Bend Fire crews responded around 10:40 a.m. to the reported roof fire at the large, lodge-style restaurant at 395 SW Powerhouse Dr., said Battalion Chief Dave Howe.
Upon arrival, they found the wood-fired grill's ventilation system ablaze, as well as the roof around it, Howe said, adding that the sprinkler system in the attic had turned on. Restaurant workers preparing for the Sunday brunch crowd were evacuated without injury.
More than a dozen firefighters were called to the scene.
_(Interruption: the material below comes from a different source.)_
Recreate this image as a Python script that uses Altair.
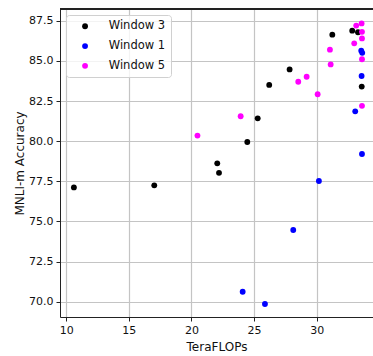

They extinguished the blaze with a single hose line, removed some and water from the building and checked for any extension of the fire, he said.
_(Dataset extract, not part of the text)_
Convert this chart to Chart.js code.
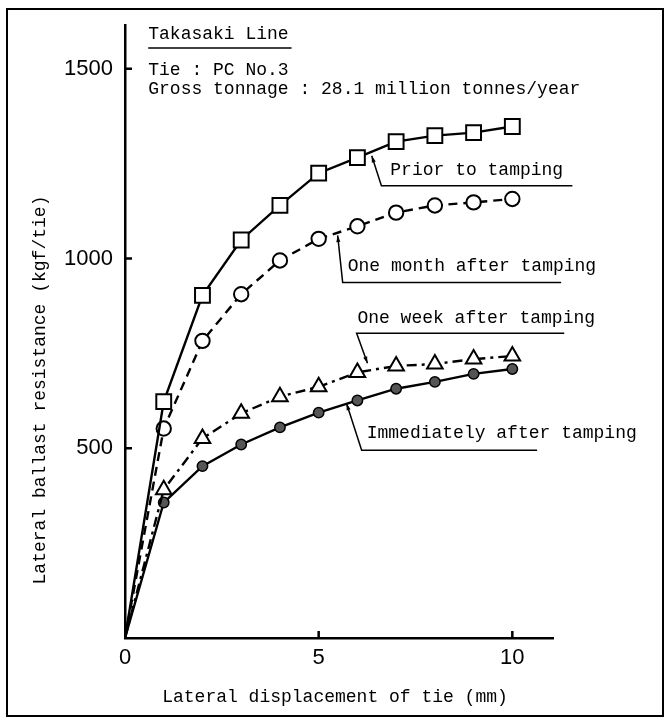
<!DOCTYPE html>
<html>
<head>
<meta charset="utf-8">
<script src="https://cdn.jsdelivr.net/npm/chart.js@4.4.0/dist/chart.umd.min.js"></script>
<style>
  html, body { margin: 0; background: #fff; }
  #wrap { width: 670px; height: 721px; position: relative; }
</style>
</head>
<body>
<div id="wrap"><canvas id="c"></canvas></div>
<script>
// values (kgf/tie vs mm)
const displacement = [0, 1, 2, 3, 4, 5, 6, 7, 8, 9, 10];
const priorToTamping = [0, 623, 903, 1049, 1140, 1225, 1266, 1308, 1324, 1332, 1348];
const oneMonthAfter = [0, 552, 783, 906, 995, 1052, 1085, 1121, 1140, 1148, 1157];
const oneWeekAfter = [0, 391, 526, 592, 636, 662, 700, 717, 722, 735, 743];
const immediatelyAfter = [0, 357, 453, 510, 555, 594, 626, 657, 675, 696, 709];
const xTicks = [0, 5, 10];
const yTicks = [500, 1000, 1500];

const mono = '"Liberation Mono", "DejaVu Sans Mono", monospace';
const sans = '"Liberation Sans", Arial, sans-serif';

function pts(ys) {
    return displacement.map((x, i) => ({ x: x, y: ys[i] }));
}

// labels with leader lines, in data units
const notes = [
    { text: 'Prior to tamping', tip: [6.37, 1271], elbow: [6.62, 1192], end: 11.55, tx: 6.85, ty: 1232 },
    { text: 'One month after tamping', tip: [5.49, 1061], elbow: [5.62, 937], end: 11.26, tx: 5.75, ty: 979 },
    { text: 'One week after tamping', tip: [6.26, 724], elbow: [5.98, 803], end: 11.34, tx: 6.0, ty: 842 },
    { text: 'Immediately after tamping', tip: [5.72, 618], elbow: [6.11, 495], end: 10.64, tx: 6.24, ty: 539 }
];

const extras = {
    id: 'extras',
    afterDraw(chart) {
        const ctx = chart.ctx;
        const sx = chart.scales.x, sy = chart.scales.y;
        const X = v => sx.getPixelForValue(v), Y = v => sy.getPixelForValue(v);
        ctx.save();
        ctx.strokeStyle = '#000';
        ctx.fillStyle = '#000';

        // frame
        ctx.lineWidth = 2;
        ctx.strokeRect(7, 9, 656, 707);

        // inward tick marks
        ctx.lineWidth = 2.5;
        ctx.beginPath();
        yTicks.forEach(v => { ctx.moveTo(sx.left, Y(v)); ctx.lineTo(sx.left + 7, Y(v)); });
        xTicks.slice(1).forEach(v => { ctx.moveTo(X(v), sy.bottom); ctx.lineTo(X(v), sy.bottom - 7); });
        ctx.stroke();

        // header text
        ctx.font = '18px ' + mono;
        ctx.textBaseline = 'middle';
        ctx.textAlign = 'left';
        ctx.fillText('Takasaki Line', X(0.6), Y(1592));
        ctx.fillText('Tie : PC No.3', X(0.6), Y(1495));
        ctx.fillText('Gross tonnage : 28.1 million tonnes/year', X(0.6), Y(1447));
        ctx.lineWidth = 1.5;
        ctx.beginPath();
        ctx.moveTo(X(0.6), Y(1555));
        ctx.lineTo(X(4.3), Y(1555));
        ctx.stroke();

        // curve labels
        notes.forEach(n => {
            ctx.lineWidth = 1.5;
            ctx.beginPath();
            ctx.moveTo(X(n.tip[0]), Y(n.tip[1]));
            ctx.lineTo(X(n.elbow[0]), Y(n.elbow[1]));
            ctx.lineTo(X(n.end), Y(n.elbow[1]));
            ctx.stroke();
            // small arrow head at the tip
            const ax = X(n.tip[0]), ay = Y(n.tip[1]);
            const ang = Math.atan2(ay - Y(n.elbow[1]), ax - X(n.elbow[0]));
            ctx.beginPath();
            ctx.moveTo(ax, ay);
            ctx.lineTo(ax - 7 * Math.cos(ang - 0.3), ay - 7 * Math.sin(ang - 0.3));
            ctx.lineTo(ax - 7 * Math.cos(ang + 0.3), ay - 7 * Math.sin(ang + 0.3));
            ctx.closePath();
            ctx.fill();
            ctx.fillText(n.text, X(n.tx), Y(n.ty));
        });

        // axis titles
        ctx.textAlign = 'center';
        ctx.fillText('Lateral displacement of tie (mm)', 335, 697);
        ctx.translate(40, 390);
        ctx.rotate(-Math.PI / 2);
        ctx.fillText('Lateral ballast resistance (kgf/tie)', 0, 0);
        ctx.restore();
    }
};

const lineBase = {
    showLine: true,
    borderColor: '#000',
    borderWidth: 2.4,
    pointBorderColor: '#000',
    pointBorderWidth: 2,
    pointBackgroundColor: '#fff',
    tension: 0
};

new Chart(document.getElementById('c'), {
    type: 'scatter',
    data: {
        datasets: [
            Object.assign({}, lineBase, {
                label: 'Prior to tamping', data: pts(priorToTamping),
                pointStyle: 'rect', pointRadius: displacement.map(x => x === 0 ? 0 : 10.5)
            }),
            Object.assign({}, lineBase, {
                label: 'One month after tamping', data: pts(oneMonthAfter), borderDash: [9, 6],
                pointStyle: 'circle', pointRadius: displacement.map(x => x === 0 ? 0 : 7.2)
            }),
            Object.assign({}, lineBase, {
                label: 'One week after tamping', data: pts(oneWeekAfter), borderDash: [10, 5, 3, 5],
                pointStyle: 'triangle', pointRadius: displacement.map(x => x === 0 ? 0 : 9)
            }),
            Object.assign({}, lineBase, {
                label: 'Immediately after tamping', data: pts(immediatelyAfter),
                pointStyle: 'circle', pointBackgroundColor: '#555', pointBorderWidth: 1.5,
                pointRadius: displacement.map(x => x === 0 ? 0 : 5.2)
            })
        ]
    },
    options: {
        responsive: true,
        maintainAspectRatio: false,
        animation: false,
        layout: { padding: { left: 0, top: 25, right: 117, bottom: 0 } },
        plugins: { legend: { display: false }, tooltip: { enabled: false } },
        scales: {
            x: {
                type: 'linear', min: 0, max: 11.05,
                afterFit: s => { s.height = 83; },
                afterBuildTicks: s => { s.ticks = xTicks.map(v => ({ value: v })); },
                grid: { display: false, drawTicks: false },
                border: { display: true, color: '#000', width: 2.5 },
                ticks: { padding: 7, color: '#000', font: { family: sans, size: 22 }, callback: v => String(v) }
            },
            y: {
                type: 'linear', min: 0, max: 1615,
                afterFit: s => { s.width = 125; },
                afterBuildTicks: s => { s.ticks = yTicks.map(v => ({ value: v })); },
                grid: { display: false, drawTicks: false },
                border: { display: true, color: '#000', width: 2.5 },
                ticks: { padding: 12, color: '#000', font: { family: sans, size: 22 }, callback: v => String(v) }
            }
        }
    },
    plugins: [extras]
});
</script>
</body>
</html>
Investigators found the fire was caused by overheating and subsequent failure of an exhaust fan motor on the roof, said Fire Inspector Cindy Kettering.
Losses were estimated at $200,000 to the building and $8,000 to the contents, each worth about $1 million.
"Contributing to the rapid spread of the fire was an accumulation of grease and creosote from the ductwork just below the exhaust fan motor," Kettering said.
Examining the scene, Kettering said the initial damage figure of less than $40,000 was boosted considerably when they determined the fire had spread to nearby structural members in the attic.
"It appears they will have to replace a substantial potion of the roof support," the fire inspector told KTVZ.COM.
"Had there not been a functioning sprinkler system in there, it could have been far, far worse," she added.
But the restaurant's manager told NewsChanel 21 at the scene they should be back open for business in a couple of days.
Howe said, "Sprinklers basically are like firefighters always on duty inside the building, and it makes it a lot quicker for us to put a fire out."
Kettering told KTVZ.COM that Greg's Grill was "overdue on cleaning of the kitchen hood and routine maintenance."
She also said the fire department has a concern of more such work being delayed by area restaurants and businesses due to the difficult economic times.
"Whether it is a kitchen range, a fireplace or a woodstove, frequent and thorough cleaning is needed in order to prevent fires," the fire inspector said in a news release.
"Wood-fired cooking appliances and ductwork need to be thoroughly cleaned on a monthly basis. Stovepipes and chimneys for woodstoves and fireplaces should be inspected monthly and cleaned regularly, particularly if they are used as a primary source of heat."
Kettering said the agency is working with restaurants and other businesses to make sure they stay safe.